**INSTRUCTIONS FOR THE TASK:** Copy the material below verbatim from the line with "Recreate this image" to the line with "var seriesColors = ['#4F81BD', '#C0504D', '#9BBB59'];", both lines included, omitting pictures and every line outside that range.

**DATA ENTRIES:**
□ □ □ □ □

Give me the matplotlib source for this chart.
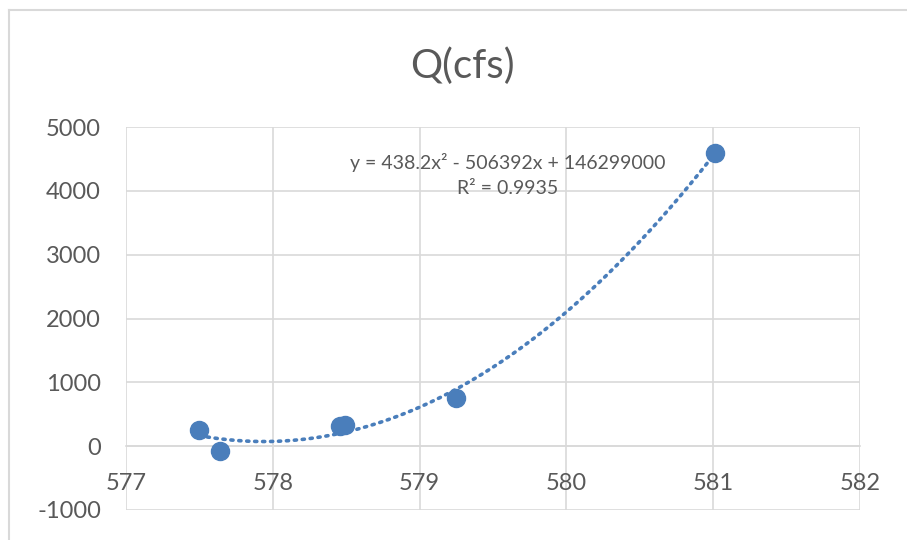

□ □ □ □ □

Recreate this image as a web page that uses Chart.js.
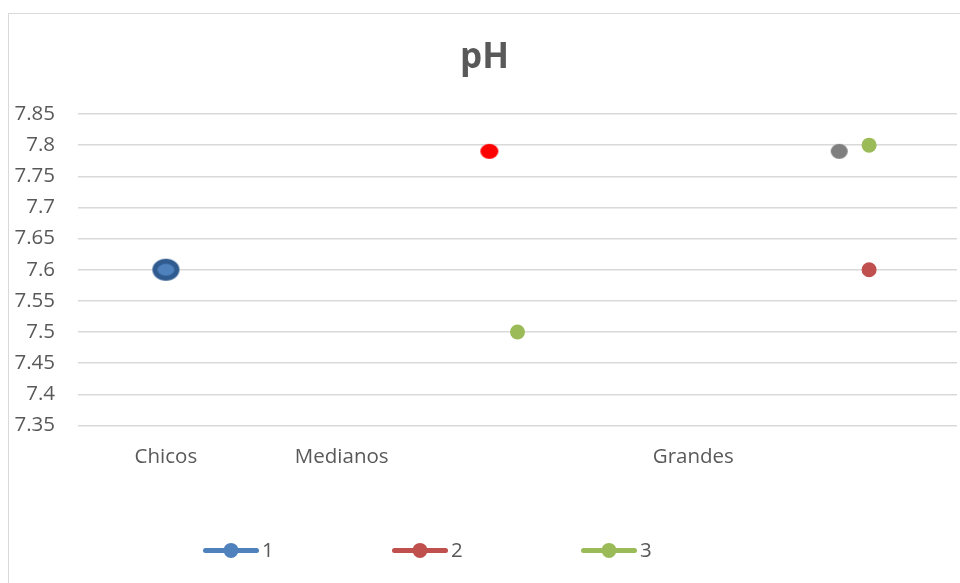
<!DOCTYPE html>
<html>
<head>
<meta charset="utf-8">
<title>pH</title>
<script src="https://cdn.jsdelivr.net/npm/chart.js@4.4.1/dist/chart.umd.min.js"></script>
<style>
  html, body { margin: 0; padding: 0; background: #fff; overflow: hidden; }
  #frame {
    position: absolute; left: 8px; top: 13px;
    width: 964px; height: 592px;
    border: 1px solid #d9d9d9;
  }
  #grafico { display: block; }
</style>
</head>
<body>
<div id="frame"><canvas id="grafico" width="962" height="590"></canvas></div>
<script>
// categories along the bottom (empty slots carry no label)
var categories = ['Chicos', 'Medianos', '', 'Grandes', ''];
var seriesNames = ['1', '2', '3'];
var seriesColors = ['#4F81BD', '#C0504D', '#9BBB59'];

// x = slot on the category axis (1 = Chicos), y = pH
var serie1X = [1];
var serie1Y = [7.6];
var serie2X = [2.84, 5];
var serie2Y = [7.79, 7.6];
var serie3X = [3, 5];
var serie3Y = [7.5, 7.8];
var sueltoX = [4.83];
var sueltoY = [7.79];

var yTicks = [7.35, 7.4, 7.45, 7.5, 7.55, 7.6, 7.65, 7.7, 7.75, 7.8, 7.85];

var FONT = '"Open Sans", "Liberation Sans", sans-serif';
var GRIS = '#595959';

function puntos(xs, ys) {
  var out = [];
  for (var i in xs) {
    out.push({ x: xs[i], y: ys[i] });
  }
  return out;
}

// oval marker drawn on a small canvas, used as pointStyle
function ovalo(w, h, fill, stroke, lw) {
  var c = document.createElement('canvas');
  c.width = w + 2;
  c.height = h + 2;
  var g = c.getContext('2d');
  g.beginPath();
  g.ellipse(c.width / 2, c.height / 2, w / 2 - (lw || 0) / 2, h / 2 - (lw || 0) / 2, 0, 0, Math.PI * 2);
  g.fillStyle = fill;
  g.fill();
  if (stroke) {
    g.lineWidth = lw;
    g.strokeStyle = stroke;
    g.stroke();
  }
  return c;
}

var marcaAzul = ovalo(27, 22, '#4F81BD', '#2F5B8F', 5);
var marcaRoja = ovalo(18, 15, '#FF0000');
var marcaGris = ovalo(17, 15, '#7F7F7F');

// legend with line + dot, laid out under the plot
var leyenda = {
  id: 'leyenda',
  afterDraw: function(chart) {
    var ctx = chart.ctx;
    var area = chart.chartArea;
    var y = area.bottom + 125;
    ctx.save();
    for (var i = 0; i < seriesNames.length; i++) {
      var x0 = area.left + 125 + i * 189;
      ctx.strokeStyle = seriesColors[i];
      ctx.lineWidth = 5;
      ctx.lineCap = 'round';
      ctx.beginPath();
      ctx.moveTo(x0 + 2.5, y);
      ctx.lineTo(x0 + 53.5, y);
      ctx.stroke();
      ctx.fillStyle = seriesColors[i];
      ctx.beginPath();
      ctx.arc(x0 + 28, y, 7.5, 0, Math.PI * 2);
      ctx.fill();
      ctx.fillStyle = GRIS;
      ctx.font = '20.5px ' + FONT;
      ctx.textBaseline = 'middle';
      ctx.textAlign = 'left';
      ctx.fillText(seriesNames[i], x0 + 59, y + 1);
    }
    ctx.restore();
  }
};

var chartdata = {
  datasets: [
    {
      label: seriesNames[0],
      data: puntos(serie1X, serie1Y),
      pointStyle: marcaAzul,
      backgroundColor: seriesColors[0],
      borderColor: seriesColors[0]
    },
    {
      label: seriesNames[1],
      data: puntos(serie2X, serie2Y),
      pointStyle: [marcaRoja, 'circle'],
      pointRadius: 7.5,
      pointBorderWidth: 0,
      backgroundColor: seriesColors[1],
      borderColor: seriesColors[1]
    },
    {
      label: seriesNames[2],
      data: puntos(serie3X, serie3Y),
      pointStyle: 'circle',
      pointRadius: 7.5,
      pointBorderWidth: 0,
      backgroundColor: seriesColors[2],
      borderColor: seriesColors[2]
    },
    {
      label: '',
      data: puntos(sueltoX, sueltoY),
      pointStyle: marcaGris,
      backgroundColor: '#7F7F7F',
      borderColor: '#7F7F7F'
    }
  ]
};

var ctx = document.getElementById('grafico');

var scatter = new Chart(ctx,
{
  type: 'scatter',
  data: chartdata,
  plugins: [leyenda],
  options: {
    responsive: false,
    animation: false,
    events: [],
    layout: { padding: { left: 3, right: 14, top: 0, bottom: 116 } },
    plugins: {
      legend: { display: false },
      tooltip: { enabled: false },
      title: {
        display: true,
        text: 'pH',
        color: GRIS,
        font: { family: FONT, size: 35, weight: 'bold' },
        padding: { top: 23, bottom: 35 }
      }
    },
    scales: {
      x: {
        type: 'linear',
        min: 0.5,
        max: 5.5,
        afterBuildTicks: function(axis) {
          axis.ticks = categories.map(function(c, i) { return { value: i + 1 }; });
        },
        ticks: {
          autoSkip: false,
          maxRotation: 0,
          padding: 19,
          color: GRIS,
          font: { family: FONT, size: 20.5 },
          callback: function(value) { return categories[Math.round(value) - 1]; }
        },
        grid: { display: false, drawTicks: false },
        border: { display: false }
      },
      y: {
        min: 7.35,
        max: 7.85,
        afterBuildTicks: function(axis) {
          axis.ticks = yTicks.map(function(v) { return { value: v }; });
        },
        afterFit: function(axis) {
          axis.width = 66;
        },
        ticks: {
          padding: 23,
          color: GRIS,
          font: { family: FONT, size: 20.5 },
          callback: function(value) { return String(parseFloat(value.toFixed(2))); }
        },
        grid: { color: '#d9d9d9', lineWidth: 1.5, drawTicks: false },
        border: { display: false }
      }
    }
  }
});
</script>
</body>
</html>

□ □ □ □ □

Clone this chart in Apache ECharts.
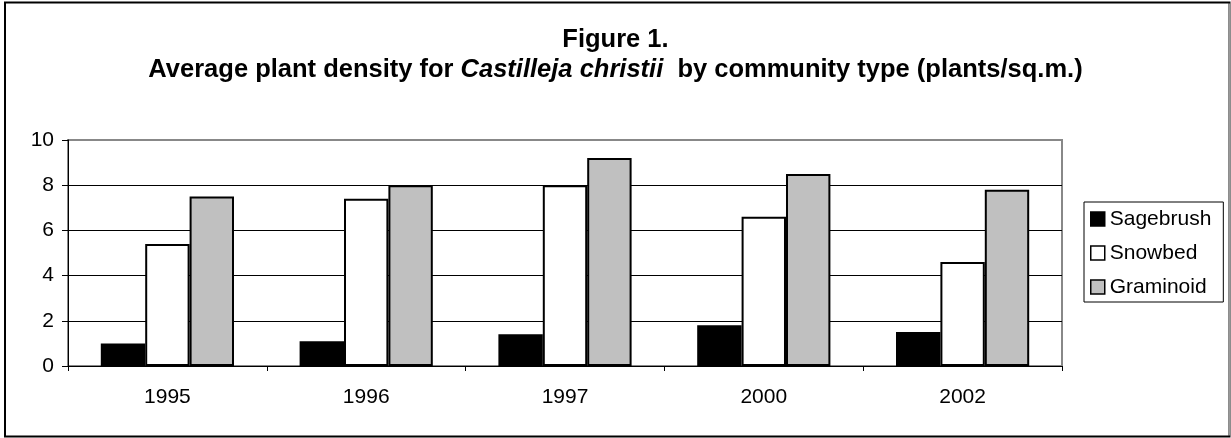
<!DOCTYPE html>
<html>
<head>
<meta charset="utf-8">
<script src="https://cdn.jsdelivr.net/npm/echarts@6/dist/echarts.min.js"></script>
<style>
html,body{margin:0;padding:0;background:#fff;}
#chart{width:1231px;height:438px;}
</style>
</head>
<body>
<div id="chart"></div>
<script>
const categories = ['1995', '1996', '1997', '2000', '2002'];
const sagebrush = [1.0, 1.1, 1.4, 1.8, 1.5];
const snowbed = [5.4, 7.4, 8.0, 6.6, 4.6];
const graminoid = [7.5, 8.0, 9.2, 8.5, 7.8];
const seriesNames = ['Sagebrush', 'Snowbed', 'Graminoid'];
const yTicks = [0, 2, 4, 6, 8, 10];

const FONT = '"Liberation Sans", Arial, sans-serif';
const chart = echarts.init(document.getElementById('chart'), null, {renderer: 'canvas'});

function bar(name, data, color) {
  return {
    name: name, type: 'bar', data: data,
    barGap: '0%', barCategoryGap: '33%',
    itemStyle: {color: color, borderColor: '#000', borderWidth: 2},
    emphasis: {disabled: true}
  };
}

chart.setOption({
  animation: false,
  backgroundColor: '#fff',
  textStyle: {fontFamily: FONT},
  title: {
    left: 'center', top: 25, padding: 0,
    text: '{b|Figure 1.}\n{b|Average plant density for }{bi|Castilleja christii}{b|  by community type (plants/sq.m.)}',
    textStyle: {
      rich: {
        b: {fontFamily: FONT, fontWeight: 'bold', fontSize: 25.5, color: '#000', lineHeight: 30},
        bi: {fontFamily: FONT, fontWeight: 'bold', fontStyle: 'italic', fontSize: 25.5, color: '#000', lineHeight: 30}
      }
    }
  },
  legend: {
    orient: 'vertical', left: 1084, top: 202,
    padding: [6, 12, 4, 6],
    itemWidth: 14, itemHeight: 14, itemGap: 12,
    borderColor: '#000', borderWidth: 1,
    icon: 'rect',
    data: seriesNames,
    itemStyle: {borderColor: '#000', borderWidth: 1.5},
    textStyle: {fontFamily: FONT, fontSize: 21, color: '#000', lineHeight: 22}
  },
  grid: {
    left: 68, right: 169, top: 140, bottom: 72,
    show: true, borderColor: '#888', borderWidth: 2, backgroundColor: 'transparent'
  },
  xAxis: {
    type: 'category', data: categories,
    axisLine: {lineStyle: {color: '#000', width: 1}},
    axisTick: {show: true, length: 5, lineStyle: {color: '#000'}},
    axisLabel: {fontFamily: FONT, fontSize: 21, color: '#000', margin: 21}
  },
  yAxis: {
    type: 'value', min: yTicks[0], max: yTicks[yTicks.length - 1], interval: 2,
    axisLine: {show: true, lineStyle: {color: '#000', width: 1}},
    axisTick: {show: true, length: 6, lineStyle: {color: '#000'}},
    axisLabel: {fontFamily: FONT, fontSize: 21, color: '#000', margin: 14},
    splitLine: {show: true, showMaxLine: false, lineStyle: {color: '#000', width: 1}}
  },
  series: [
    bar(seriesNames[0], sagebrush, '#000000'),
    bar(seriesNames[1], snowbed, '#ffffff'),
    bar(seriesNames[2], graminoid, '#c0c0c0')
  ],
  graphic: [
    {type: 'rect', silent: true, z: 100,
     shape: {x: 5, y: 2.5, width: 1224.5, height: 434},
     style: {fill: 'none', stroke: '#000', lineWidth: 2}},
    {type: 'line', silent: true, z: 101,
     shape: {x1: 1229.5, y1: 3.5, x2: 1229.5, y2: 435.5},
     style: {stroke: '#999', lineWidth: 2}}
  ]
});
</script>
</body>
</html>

□ □ □ □ □

**SOLUTION FOR THIS PROBLEM:**
Recreate this image as a web page that uses Chart.js.
<!DOCTYPE html>
<html>
<head>
<meta charset="utf-8">
<title>pH</title>
<script src="https://cdn.jsdelivr.net/npm/chart.js@4.4.1/dist/chart.umd.min.js"></script>
<style>
  html, body { margin: 0; padding: 0; background: #fff; overflow: hidden; }
  #frame {
    position: absolute; left: 8px; top: 13px;
    width: 964px; height: 592px;
    border: 1px solid #d9d9d9;
  }
  #grafico { display: block; }
</style>
</head>
<body>
<div id="frame"><canvas id="grafico" width="962" height="590"></canvas></div>
<script>
// categories along the bottom (empty slots carry no label)
var categories = ['Chicos', 'Medianos', '', 'Grandes', ''];
var seriesNames = ['1', '2', '3'];
var seriesColors = ['#4F81BD', '#C0504D', '#9BBB59'];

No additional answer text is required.